- Sim, preciso do senhor, isto é, acreditei como um insensato que me poderia ajudar numa circunstância em que só Deus mepode valer.
- Diga sempre - respondeu Monte-Cristo.
- Oh, não sei, na verdade, se me será permitido revelar semelhante segredo a ouvidos humanos! Mas a necessidade e a fatalidade obrigam-me a isso, conde.
Morrel calou-se por momentos.
- Acredita que o estimo? - perguntou Monte-Cristo, pegando afectuosamente na mão do rapaz.
- Oh, o senhor encoraja-me e depois qualquer coisa me diz aqui - e Morrel pôs a mão no coração - que não devo ter segredos para o senhor.
- Tem razão, Morrel. É Deus que fala ao seu coração e é o seu coração que lhe fala. Repita-me tudo o que lhe disse o seu coração.
- Conde, permite-me que mande Baptistin pedir da sua parte notícias de alguém que o senhor conhece?
- Se me pus à sua disposição, com mais forte razão ponho os meus criados.
- Oh, é que não viverei enquanto não tiver a certeza de que ela está melhor!
- Quer que chame Baptistin?
- Não, eu próprio falo com ele.
Morrel saiu, chamou Baptistin e disse-lhe algumas palavras em voz baixa. O criado de quarto saiu a correr.
- Então, já o mandou? - perguntou Monte-Cristo ao ver entrar Morrel.
- Sim e espero ficar um pouco mais tranquilo.
- Estou à espera de ouvir o que tem para me dizer - lembrou Monte-Cristo, sorrindo.
- Tem razão, escute. Uma noite encontrava-me num jardim, escondido por um renque de árvores, e ninguém desconfiava da minha presença ali. Duas pessoas passaram perto de mim. Permita-me que cale provisoriamente os seus nomes. Conversavam em voz baixa e no entanto eu tinha tanto interesse em ouvir as suas palavras que não perdia uma só das que diziam.

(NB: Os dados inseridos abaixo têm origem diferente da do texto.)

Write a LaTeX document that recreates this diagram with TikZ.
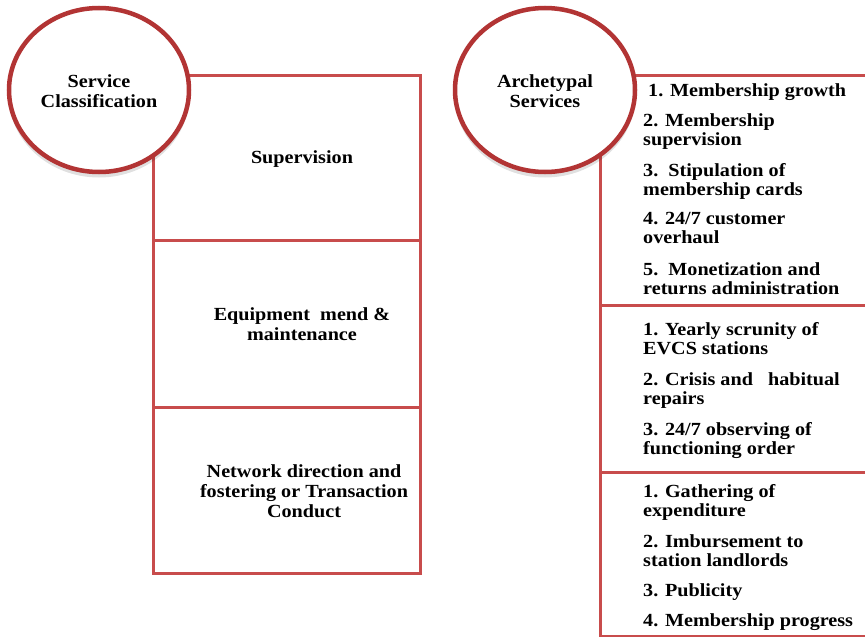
\documentclass[tikz,border=0pt]{standalone}
\usepackage{fontspec}
\setmainfont{Liberation Serif}[FakeStretch=1.09]
\definecolor{boxred}{RGB}{200,76,76}
\definecolor{ringred}{RGB}{178,52,52}
\tikzset{
  x=1pt, y=-1pt,
  frame/.style={draw=boxred, line width=3pt},
  ring/.style={draw=ringred, line width=4.5pt, fill=white},
  halo/.style={fill=black, opacity=0.12},
  lbl/.style={font=\bfseries\fontsize{18.5}{20}\selectfont, align=center, inner sep=0pt},
  item/.style={font=\bfseries\fontsize{18.5}{19.5}\selectfont, align=left, anchor=north west, inner sep=0pt},
}
\begin{document}
\begin{tikzpicture}
\useasboundingbox (0,0) rectangle (865,637);
\fill[white] (0,0) rectangle (865,637);
\begin{scope}
\clip (0,0) rectangle (865,637);

% left column of service categories
\draw[frame] (153,75) rectangle (420,573);
\draw[frame] (153,240) -- (420,240);
\draw[frame] (153,407) -- (420,407);

% right column of typical services
\draw[frame] (600,75) rectangle (875,636);
\draw[frame] (600,305) -- (875,305);
\draw[frame] (600,472) -- (875,472);

% heading circles with a soft shadow underneath
\fill[halo] (99,95) ellipse [x radius=90.5, y radius=82.5];
\draw[ring] (99,90) ellipse [x radius=90, y radius=82];
\fill[halo] (545,95) ellipse [x radius=90.5, y radius=82.5];
\draw[ring] (545,90) ellipse [x radius=90, y radius=82];
\end{scope}

\node[lbl] (svc) at (99,91) {Service\\Classification};
\node[lbl] (arch) at (545,91) {Archetypal\\Services};

% labels of the left column
\node[lbl] (sup) at (302,159) {Supervision};
\node[lbl] (equ) at (302,324) {Equipment\ \ mend \&\\maintenance};
\node[lbl] (net) at (304,491) {Network direction and\\fostering or Transaction\\Conduct};

% first group
\node[item] (a1) at (648,83) {1. Membership growth};
\node[item] (a2) at (643,113) {2. Membership\\supervision};
\node[item] (a3) at (643,163) {3.\ \ Stipulation of\\membership cards};
\node[item] (a4) at (643,212) {4. 24/7 customer\\overhaul};
\node[item] (a5) at (643,262) {5.\ \ Monetization and\\returns administration};

% second group
\node[item] (b1) at (643,322) {1. Yearly scrunity of\\EVCS stations};
\node[item] (b2) at (643,372) {2. Crisis and\ \ \ habitual\\repairs};
\node[item] (b3) at (643,422) {3. 24/7 observing of\\functioning order};

% third group
\node[item] (c1) at (643,484) {1. Gathering of\\expenditure};
\node[item] (c2) at (643,534) {2. Imbursement to\\station landlords};
\node[item] (c3) at (643,583) {3. Publicity};
\node[item] (c4) at (643,613) {4. Membership progress};
\end{tikzpicture}
\end{document}
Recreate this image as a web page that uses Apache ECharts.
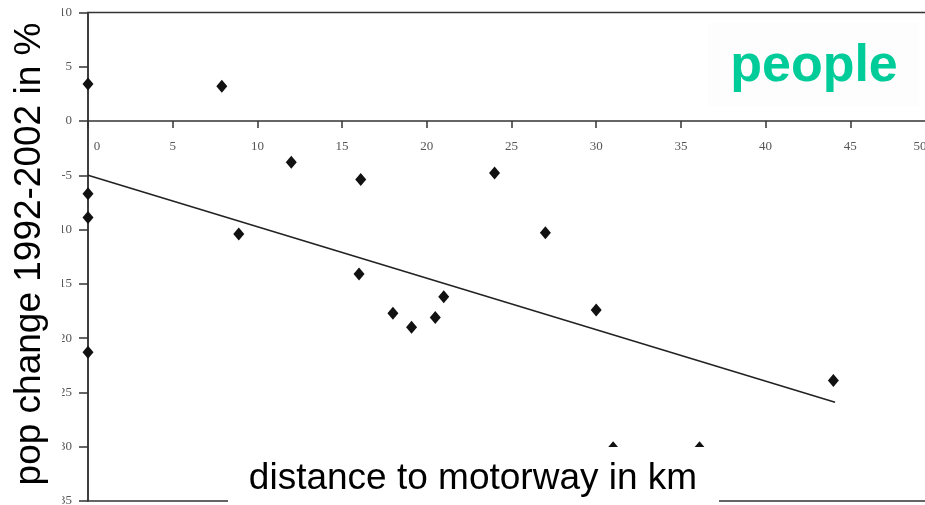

- O caso anuncia-se lugubremente, a julgar pela sua palidez e pela sua emoção, Morrel.
- Oh, sim, muito lugubremente, meu amigo! Acabava de morrer alguém em casa do dono do jardim onde me encontrava. Uma das duas pessoas cuja conversa escutava era o dono do jardim e a outra o médico. ora, o primeiro confiava ao segundo os seus receios e os seus desgostos, porque era a segunda vez no espaço de um mês que a morte se abatia, rápida e imprevista, sobre aquela casa, que dir-se-ia designada por algum anjo exterminador à cólera de Deus.
- Ah, ah! - exclamou Monte-Cristo, olhando fixamente o rapaz e virando a sua poltrona num movimento imperceptível, de forma a ficar na sombra, enquanto a luz batia na cara de Maximilien
- Sim - continuou este -, a morte entrara duas vezes naquela casa no espaço de um mês.
- E que respondia o médico? - perguntou Monte-Cristo.